È del tutto evidente che siamo in presenza di una posizione agnostica che non fornisce alcun contributo a favore di un qualche orientamento. Creare le condizioni di contesto dovrebbe significare almeno adottare misure economiche, finanziarie e istituzionali per rimuovere le attuali “imperfezioni” che impediscono di poter generare un “modello europeo” condiviso e collaborativo. Questo modello non esiste perché in un regime neoliberista prevalgono le condotte conflittuali; occorre quindi superare questo limite.

È vero che ci sono state nel recente passato proposte di sviluppo europeo a partire da un programma di promozione dell’innovazione come fattore determinante della crescita, e si è parlato anche di una Europa della conoscenza, puntando l’attenzione sulla criticità del rilancio degli investimenti.

Ma questi propositi sono falliti anche per le varie crisi intervenute e che hanno frenato gli entusiasmi iniziali con il ritorno a condotte nazionali a difesa dei propri interessi.
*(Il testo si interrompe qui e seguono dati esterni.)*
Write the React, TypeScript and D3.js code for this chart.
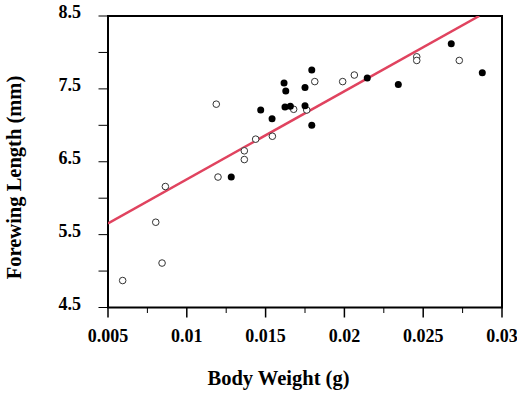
import { useEffect, useRef } from 'react'
import * as d3 from 'd3'

// open circles: body weight (g), forewing length (mm)
const OPEN_X = [0.00593, 0.00803, 0.00843, 0.00864, 0.01198, 0.01187, 0.01678, 0.01437, 0.01543, 0.01365, 0.01365, 0.01812, 0.01761, 0.01989, 0.02063, 0.02459, 0.02459, 0.02729]
const OPEN_Y = [4.87, 5.67, 5.11, 6.16, 6.29, 7.29, 7.22, 6.81, 6.85, 6.65, 6.53, 7.60, 7.21, 7.60, 7.69, 7.94, 7.89, 7.89]

// filled circles
const FILLED_X = [0.01282, 0.01469, 0.01541, 0.01617, 0.01628, 0.01623, 0.01657, 0.01793, 0.0175, 0.0175, 0.01793, 0.02145, 0.02342, 0.02678, 0.02875]
const FILLED_Y = [6.29, 7.21, 7.09, 7.58, 7.47, 7.25, 7.26, 7.76, 7.52, 7.27, 7.00, 7.65, 7.56, 8.12, 7.72]

const X_TICKS = [0.005, 0.01, 0.015, 0.02, 0.025, 0.03]
const X_MINOR = [0.0075, 0.0125, 0.0175, 0.0225, 0.0275]
const Y_TICKS = [4.5, 5.5, 6.5, 7.5, 8.5]
const Y_MINOR = [5, 6, 7, 8]

// regression line: y = a + b * x
const FIT_A = 5.051
const FIT_B = 120.8

const FONT = '"Liberation Serif", "Times New Roman", serif'

export default function App() {
  const svgRef = useRef(null)

  useEffect(() => {
    const W = 517, H = 407
    const m = { left: 108, right: 502, top: 16, bottom: 307.5 }

    const svg = d3.select(svgRef.current)
    svg.selectAll('*').remove()
    svg.attr('width', W).attr('height', H)

    const x = d3.scaleLinear().domain([0.005, 0.03]).range([m.left, m.right])
    const y = d3.scaleLinear().domain([4.5, 8.5]).range([m.bottom, m.top])

    svg.append('defs').append('clipPath').attr('id', 'plotclip')
      .append('rect')
      .attr('x', m.left).attr('y', m.top)
      .attr('width', m.right - m.left).attr('height', m.bottom - m.top)

    // Frame
    svg.append('rect')
      .attr('x', m.left).attr('y', m.top)
      .attr('width', m.right - m.left).attr('height', m.bottom - m.top)
      .attr('fill', 'none').attr('stroke', '#000').attr('stroke-width', 2)

    // X ticks
    const xt = svg.append('g')
    xt.selectAll('line.maj').data(X_TICKS).enter().append('line')
      .attr('x1', d => x(d)).attr('x2', d => x(d))
      .attr('y1', m.bottom).attr('y2', m.bottom + 10)
      .attr('stroke', '#000').attr('stroke-width', 1.5)
    xt.selectAll('line.min').data(X_MINOR).enter().append('line')
      .attr('x1', d => x(d)).attr('x2', d => x(d))
      .attr('y1', m.bottom).attr('y2', m.bottom + 5.5)
      .attr('stroke', '#000').attr('stroke-width', 1)
    xt.selectAll('text').data(X_TICKS).enter().append('text')
      .attr('x', d => x(d)).attr('y', 341.5)
      .attr('text-anchor', 'middle')
      .attr('font-family', FONT).attr('font-weight', 'bold').attr('font-size', '18px')
      .text(d => String(d))

    // Y ticks
    const yt = svg.append('g')
    yt.selectAll('line').data([...Y_TICKS, ...Y_MINOR]).enter().append('line')
      .attr('x1', m.left - 9.5).attr('x2', m.left)
      .attr('y1', d => y(d)).attr('y2', d => y(d))
      .attr('stroke', '#000').attr('stroke-width', 1)
    yt.selectAll('text').data(Y_TICKS).enter().append('text')
      .attr('x', 81).attr('y', d => y(d) + 2.3)
      .attr('text-anchor', 'end')
      .attr('font-family', FONT).attr('font-weight', 'bold').attr('font-size', '18px')
      .text(d => d.toFixed(1))

    // Regression line
    const x0 = 0.005
    const x1 = (8.5 - FIT_A) / FIT_B
    svg.append('line')
      .attr('clip-path', 'url(#plotclip)')
      .attr('x1', x(x0)).attr('y1', y(FIT_A + FIT_B * x0))
      .attr('x2', x(x1)).attr('y2', y(FIT_A + FIT_B * x1))
      .attr('stroke', '#E0435F').attr('stroke-width', 2.5)

    // Points
    const open = OPEN_X.map((v, i) => ({ x: v, y: OPEN_Y[i] }))
    const filled = FILLED_X.map((v, i) => ({ x: v, y: FILLED_Y[i] }))

    svg.append('g').selectAll('circle').data(open).enter().append('circle')
      .attr('cx', d => x(d.x)).attr('cy', d => y(d.y)).attr('r', 3.3)
      .attr('fill', '#fff').attr('stroke', '#333').attr('stroke-width', 1)

    svg.append('g').selectAll('circle').data(filled).enter().append('circle')
      .attr('cx', d => x(d.x)).attr('cy', d => y(d.y)).attr('r', 3.5)
      .attr('fill', '#000')

    // Axis titles
    svg.append('text')
      .attr('x', 278.5).attr('y', 385)
      .attr('text-anchor', 'middle')
      .attr('font-family', FONT).attr('font-weight', 'bold').attr('font-size', '20.5px')
      .text('Body Weight (g)')

    svg.append('text')
      .attr('transform', 'translate(21,177.5) rotate(-90)')
      .attr('text-anchor', 'middle')
      .attr('font-family', FONT).attr('font-weight', 'bold').attr('font-size', '20.5px')
      .text('Forewing Length (mm)')
  }, [])

  return (
    <div style={{ position: 'fixed', left: 0, top: 0, background: '#fff' }}>
      <svg ref={svgRef} style={{ display: 'block' }} />
    </div>
  )
}
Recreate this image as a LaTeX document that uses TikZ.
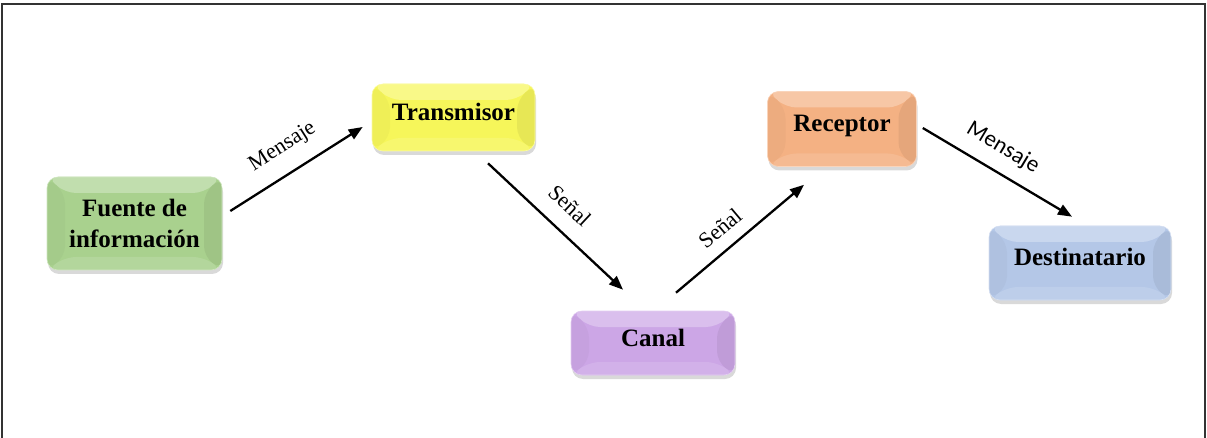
\documentclass[tikz,border=0pt]{standalone}
\usepackage{fontspec}
\setmainfont{Liberation Serif}
\newfontfamily\calib{Carlito}
\usetikzlibrary{shadows,calc,arrows.meta}
\definecolor{cgreen}{RGB}{169,209,142}
\definecolor{cyellow}{RGB}{246,246,90}
\definecolor{cpurple}{RGB}{204,166,230}
\definecolor{corange}{RGB}{244,177,131}
\definecolor{cblue}{RGB}{180,199,231}
\tikzset{
  box/.style={rounded corners=11pt, draw=#1!55!white, line width=0.6pt,
    fill=#1,
    path picture={
      \coordinate (nw) at (path picture bounding box.north west);
      \coordinate (ne) at (path picture bounding box.north east);
      \coordinate (sw) at (path picture bounding box.south west);
      \coordinate (se) at (path picture bounding box.south east);
      \fill[#1!72!white] (nw) -- (ne) -- ([xshift=-18pt,yshift=-16pt]ne) -- ([xshift=18pt,yshift=-16pt]nw) -- cycle;
      \fill[#1!97!black] (nw) -- ([xshift=18pt,yshift=-16pt]nw) -- ([xshift=18pt,yshift=13pt]sw) -- (sw) -- cycle;
      \fill[#1!94!black] (ne) -- ([xshift=-18pt,yshift=-16pt]ne) -- ([xshift=-18pt,yshift=13pt]se) -- (se) -- cycle;
      \fill[#1!88!white] (sw) -- ([xshift=18pt,yshift=13pt]sw) -- ([xshift=-18pt,yshift=13pt]se) -- (se) -- cycle;
    },
    drop shadow={opacity=0.3, shadow xshift=1pt, shadow yshift=-4pt},
    font=\bfseries\fontsize{25}{31}\selectfont, text=black, align=center},
  upper/.style={text height=18pt, text depth=12pt},
  arr/.style={-{Triangle[length=14pt,width=11pt]}, line width=2.3pt, black},
  lab/.style={sloped, anchor=center, inner sep=0pt, font=\fontsize{22}{24}\selectfont},
  labsans/.style={sloped, anchor=center, inner sep=0pt, font=\calib\fontsize{23}{25}\selectfont}
}
\begin{document}
\begin{tikzpicture}[x=1pt,y=-1pt]
\useasboundingbox (0,0) rectangle (1207,438);
\draw[line width=1.2pt, black!80] (2,440) -- (2,4) -- (1205,4) -- (1205,440);

\node[box=cgreen, minimum width=175pt, minimum height=93pt] (fuente) at (134.5,223.5) {Fuente de\\información};
\node[box=cyellow, upper, minimum width=163pt, minimum height=67pt] (trans) at (453.5,117.5) {Transmisor};
\node[box=cpurple, upper, minimum width=164pt, minimum height=64pt] (canal) at (653,343) {Canal};
\node[box=corange, upper, minimum width=149pt, minimum height=75pt] (recep) at (842,129) {Receptor};
\node[box=cblue, upper, minimum width=182pt, minimum height=74pt] (dest) at (1080,263) {Destinatario};

\draw[arr] ($(fuente.east)+(8,-12.5)$) -- ($(trans.west)+(-9,9.5)$)
  node[lab, pos=0.5, yshift=26pt] {Mensaje};
\draw[arr] ($(trans.south)+(34.5,12)$) -- ($(canal.north)+(-30,-21)$)
  node[lab, pos=0.48, yshift=25pt] {Señal};
\draw[arr] ($(canal.north)+(23,-18)$) -- ($(recep.south)+(-38,18)$)
  node[lab, pos=0.45, yshift=21pt] {Señal};
\draw[arr] ($(recep.east)+(6,-1)$) -- ($(dest.north)+(-8,-9)$)
  node[labsans, pos=0.455, yshift=24pt] {Mensaje};
\end{tikzpicture}
\end{document}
Così questi hanno prevalso rispetto ai propositi di una collaborazione europea. E la politica in tutto questo ha grandi responsabilità.

5. Le riforme necessarie in Europa

Sul piano strutturale, l’Europa presenta numerose debolezze. Si osserva ancora una forte centralità delle banche e del credito bancario. Il mercato unico dei servizi bancari e finanziarinon ha registrato un significativo sviluppo. Le imprese dipendono molto dalle banche. Prevalgono gli strumenti finanziari non negoziabili come i prestiti e le azioni non quotate. Le aggregazioni trans-frontaliere non hanno segnato incrementi di rilievo. L’Europa si presenta con pochi campioni finanziari in grado di competere a livello internazionale. Al tempo stesso, occorre difendere il pluralismo finanziario di fronte ai processi di concentrazione che non devono affossare il settore delle banche locali. L’Unione bancaria europea resta da completare con un sistema di tutela dei depositi.

Il capitale di rischio dovrebbe essere maggiormente incentivato per la crescita delle imprese. Ma in Europa occorre anche promuovere le banche di investimento per il finanziamento delle infrastrutture, dei grandi progetti industriali e dell’innovazione. La regolamentazione deve incentivare queste attività che sono fondamentali per la crescita. Negli ultimi anni c’è stato un progressivo sviluppo del settore degli intermediari non bancari grazie ai fondi di investimento e i fondi pensione.

Gran parte di questi intermediari non bancari non è però soggetta ai controlli di vigilanza e alimenta un rischio di instabilità che può contagiare il settore delle banche.

La vigilanza bancaria in Europa ha privilegiato negli ultimi decenni la stabilità con una regolamentazione molto vincolante basata sull’aumento dei requisiti di capitale che hanno frenato l’assunzione dei rischi ma allo stesso tempo hanno operato come fattori restrittivi del credito e dei finanziamenti all’economia.

La vigilanza bancaria deve pertanto tenere conto degli effetti finali della regolamentazione sull’economia secondo il suo mandato istituzionale. Occorre semplificare la regolamentazione per promuovere l’imprenditorialità delle banche e il finanziamento dell’innovazione dell’economia reale. La vigilanza e la politica monetaria debbono lavorare in sintonia con gli obiettivi della politica economica e industriale europea condividendone gli sforzi di attuazione. Senza unione di intenti e condivisione è difficile pensare a una nuova Europa.